L'autre avantage de la résine est la translucidité, que l'artiste exploite notamment pour ses bas ou haut reliefs, aux formes plus ou moins saillantes. Ces derniers peuvent, en effet être acollés à une fenêtre permettant à la lumière d'agir en contre-jour pour donner des effets de transparence et foncer les parties plus opaques et colorées. Pour que tous les éléments soient clairement visibles et de manière équilibrée, on préfère un support neutre tel qu'un mur. Mais l'intérêt du relief pour cette artiste est surtout qu'il lui pemet de marier peinture et sculpture, avec des couleurs vives, un peu dans l'esprit de ceux qu'elle vénère comme ses maîtres… l'architecte Antoni Gaudi et la plasticienne Niki de Saint Phalle.


Aspirations originelles

Évidemment, lorsqu'elle propose "Les gorges de la Rivière Rouge", qui montrent un paysage forestier et pentu traversé par une rivière rouge, l'association du sang et d'un certain paysage mauricien paraît évidente.
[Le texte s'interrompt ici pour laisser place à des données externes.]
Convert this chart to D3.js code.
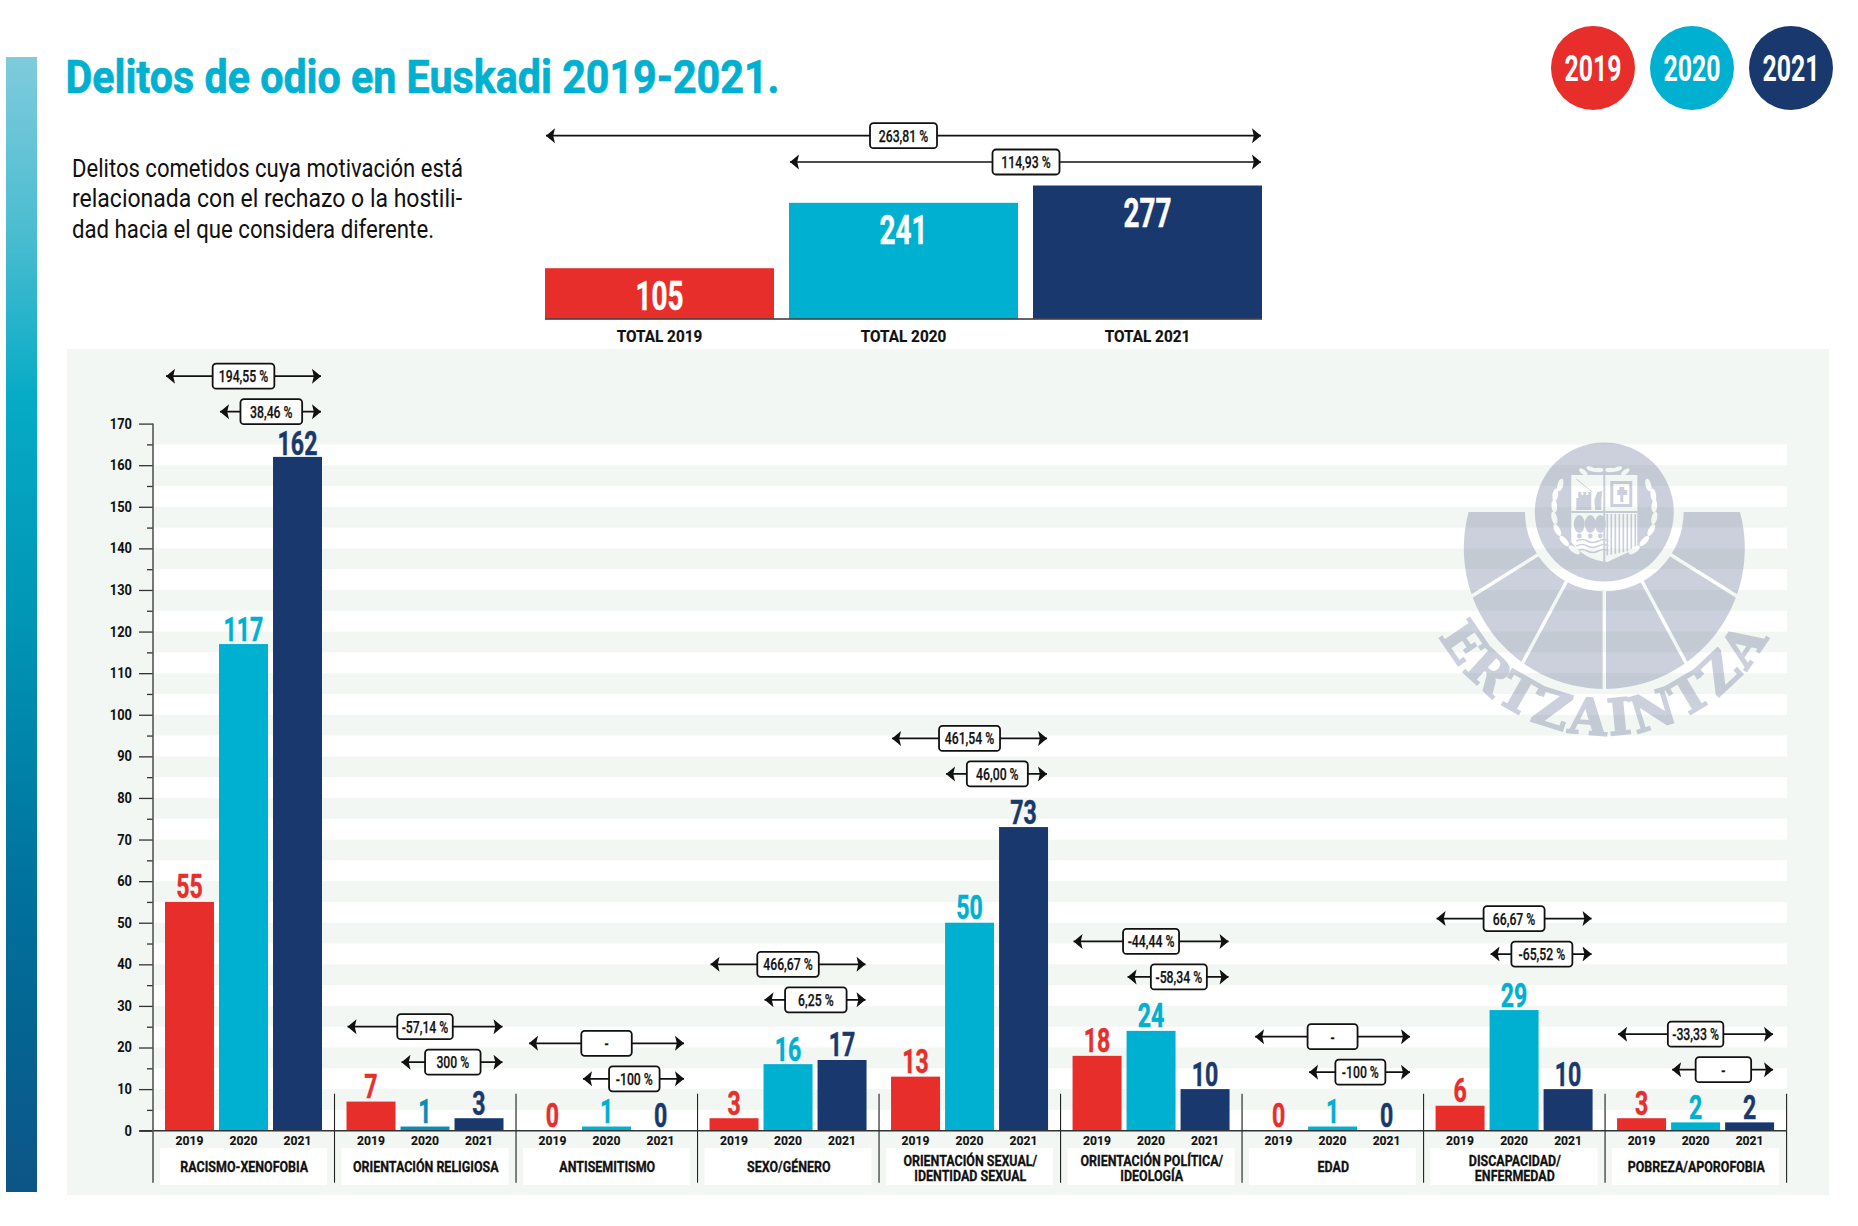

L'enfant du pays avoue adorer se ballader dans ces gorges encaissées de Rivière Noire, mais l'interprétation ne tient pas à cette seule caractéristique identitaire. La rivière de sang n'exprimerait-elle pas aussi les méfaits de l'humanité et de la guerre, la marque de l'homme dans la nature, suggérée par la violence de cette travée presque droite qui barre le paysage…

L'étonnante série que l'artiste a commencé à réaliser sur l'enfance et la mythologie est une critique aussi humoristique que sévère de l'imagerie ridicule que les adultes imposent aux enfants depuis quelques décennies… Les représentations des mythologies ont le don de traverser les siècles, inspirant les artistes et créateurs du monde entier, générant une imagerie symbolique, visuelle et littéraire qui ne cesse de se renouveler dans l'imaginaire humain. En choisissant de représenter certains de ces mythes avec les jouets d'aujourd'hui, ces objets industriels offerts en abondance à Noël, tels que des mini copies de poupées Barbie ou encore des dragons en plastique biscornus, Geneviève Bonieux interroge la société sur ce qu'elle offre à ses enfants.


Vénus à talons

Cette petite Vénus aux chaussures vertes à talon qui piétinent de gros bonbons rouge en forme de cœur serait la représentation actuelle de l'amour ! Et pour Pâris, l'artiste a du arpenter les rayons jouets pendant des heures avant de pouvoir enfin trouver une poupée masculine qui ne soit pas affublée d'une arme tranchante ou d'une mitraillette ! Et le personnage issu de Dragon ball qu'elle a trouvé, a la posture encore très martiale. Alors qu'on offrait jadis des petits baigneurs aux enfants pour qu'ils apprennent à les habiller et déshabiller, il est aujourd'hui difficile de trouver des poupées nues… du moins que l'enfant peut déshabiller. L'artiste s'en étonne : "On sait pourtant, commente-t-elle, que les enfants de moins de dix ans ont tous vu au moins une fois un film pornographique sur internet. Cela signifie qu'aujourd'hui, ils ont le choix entre la pornographie et la pudibonderie. Mais ils n'ont pas de représentation saine et simple de la nudité !" Geneviève Bonieux est aussi cette artiste qui avait impressionné au Centre Wallonie-Bruxelles, à Paris en 1993, avec ses baigneurs miniatures, qu'elle mettait en scène dans l'eau. Ces petites sculptures exprimait toute la liberté et la joie du corps qui s'ébat dans cet élément qui nous libère un peu de l'apesanteur, et des pesanteurs de la vie.